One of my favorite things to do as a kid was to sit in the living room around evening time and watch TV with the family.  There's not a single thing that is kid-appropriate after Wheel of Fortune.  There are cuss words in commercials and in the titles of the shows.  Sexually explicit inuindos and bloody crime scenes flood our TV screens. 

I will always always be proud to be an American.  I love my veteran.  I have many family members in the military both active and veterans.  I still cry when I hear the National Anthem, I smile when I see a flag waving in the wind.  I turn my radio up when I hear Lee Greenwood sing "Proud to be an American".   But there are things that happen in America that just make me mad.  I am fearful for my children and wonder what kind of future we are raising.  If we're so corrupt and full of non sense now, how will it be in 20 years?  It's a scarry thought.

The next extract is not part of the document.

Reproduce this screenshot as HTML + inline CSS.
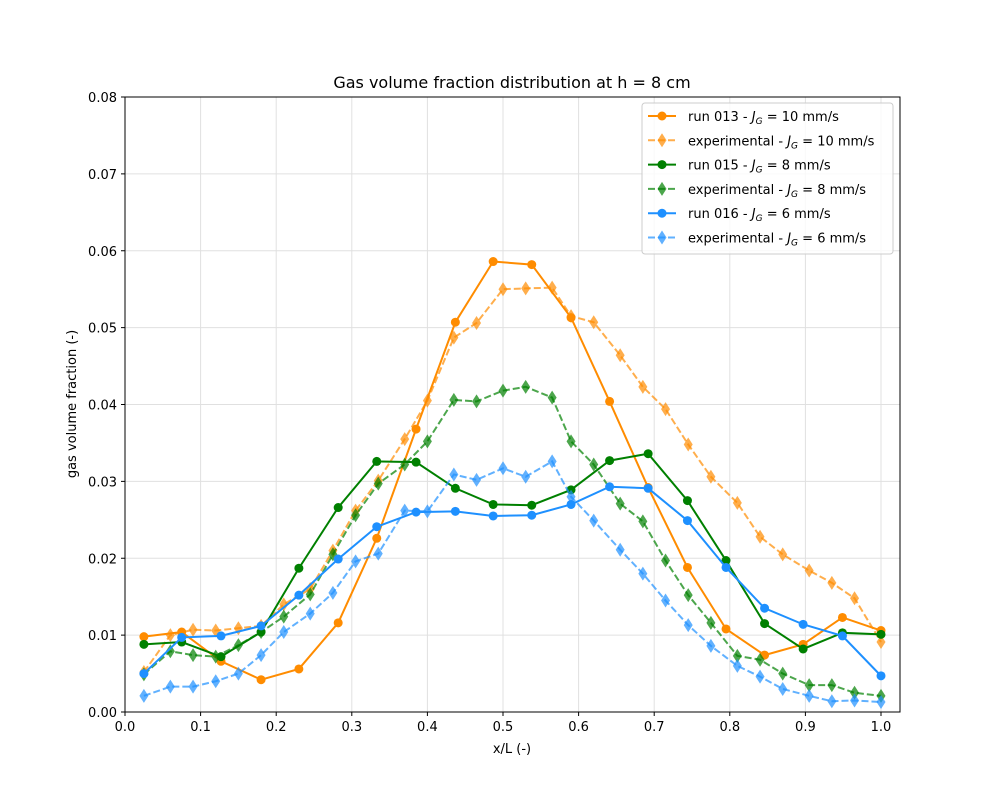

Wednesday, January 26, 2011

Me?

Who am I?  That's a question I find myself asking myself often.  I have  many titles: wife, mom, daughter, sister, friend, Christian, childcare worker just to name a few.  But do those things really describe who I am?  What I think or feel?  I'm realizing there's a whole 'nother part of me that I've kept burried deep under all these titles.  I have opinions; opinions that just might tick some people off.  Opinions that I've hesitated to release from the depths of my insides just to 'keep the peace' or so I wouldn't 'rock the boat'.  Truth is, I don't deal well with confrontation.  I'm not witty or quick on my feet to think during a debate nor do I want to hurt anybody's feelings.  So what do I do?  I just tuck it all inside and just keep telling myself 'it doesn't matter'.  That 'it doesn't matter' attitude eventually turns into 'I don't matter'.  And when I feel like I don't matter then all of the titles & jobs that I hold dear begin to fall to the wayside.  I don't make the greatest decisions.  Why should I?  After all...I don't matter, right?  Wrong!  I want to be the best mom, the best wife, the best everything I am that I can be.  Ladies & Gentlemen....it's time to matter.